**** Stored data
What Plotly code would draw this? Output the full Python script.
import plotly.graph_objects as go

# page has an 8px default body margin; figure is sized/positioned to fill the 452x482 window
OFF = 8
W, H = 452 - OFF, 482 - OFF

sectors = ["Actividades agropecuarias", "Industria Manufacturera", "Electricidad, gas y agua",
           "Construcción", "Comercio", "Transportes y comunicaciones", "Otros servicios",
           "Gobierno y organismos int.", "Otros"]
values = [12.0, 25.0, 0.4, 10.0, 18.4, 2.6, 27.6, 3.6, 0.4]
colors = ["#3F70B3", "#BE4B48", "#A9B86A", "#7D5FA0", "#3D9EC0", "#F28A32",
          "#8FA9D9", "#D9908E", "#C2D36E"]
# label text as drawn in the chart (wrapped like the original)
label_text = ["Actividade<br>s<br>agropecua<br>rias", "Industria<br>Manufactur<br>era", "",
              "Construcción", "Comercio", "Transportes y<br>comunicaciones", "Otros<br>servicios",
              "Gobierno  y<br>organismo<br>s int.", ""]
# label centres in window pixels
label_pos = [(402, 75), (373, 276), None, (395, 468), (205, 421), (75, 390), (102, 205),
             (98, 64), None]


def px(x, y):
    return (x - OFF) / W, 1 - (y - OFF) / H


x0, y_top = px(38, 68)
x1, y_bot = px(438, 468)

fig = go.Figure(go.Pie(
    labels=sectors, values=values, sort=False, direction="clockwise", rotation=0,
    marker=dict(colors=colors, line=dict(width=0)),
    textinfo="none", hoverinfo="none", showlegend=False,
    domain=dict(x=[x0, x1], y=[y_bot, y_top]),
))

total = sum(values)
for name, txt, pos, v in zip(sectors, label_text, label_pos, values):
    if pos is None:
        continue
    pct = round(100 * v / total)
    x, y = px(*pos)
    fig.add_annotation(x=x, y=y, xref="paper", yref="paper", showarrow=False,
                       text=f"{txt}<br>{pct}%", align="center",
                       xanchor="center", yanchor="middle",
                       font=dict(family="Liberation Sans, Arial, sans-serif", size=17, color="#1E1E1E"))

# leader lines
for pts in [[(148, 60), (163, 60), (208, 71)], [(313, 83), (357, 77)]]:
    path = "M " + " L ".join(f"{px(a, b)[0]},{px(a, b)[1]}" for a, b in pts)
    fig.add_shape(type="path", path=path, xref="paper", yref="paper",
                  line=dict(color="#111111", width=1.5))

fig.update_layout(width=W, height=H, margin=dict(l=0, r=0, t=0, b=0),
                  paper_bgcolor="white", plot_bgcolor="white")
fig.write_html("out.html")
********
What is being asked:
Write out a verbatim copy of the data, beginning with its first line and ending with the line that contains "W, H = 452 - OFF, 482 - OFF".

Expected answer:
What Plotly code would draw this? Output the full Python script.
import plotly.graph_objects as go

# page has an 8px default body margin; figure is sized/positioned to fill the 452x482 window
OFF = 8
W, H = 452 - OFF, 482 - OFF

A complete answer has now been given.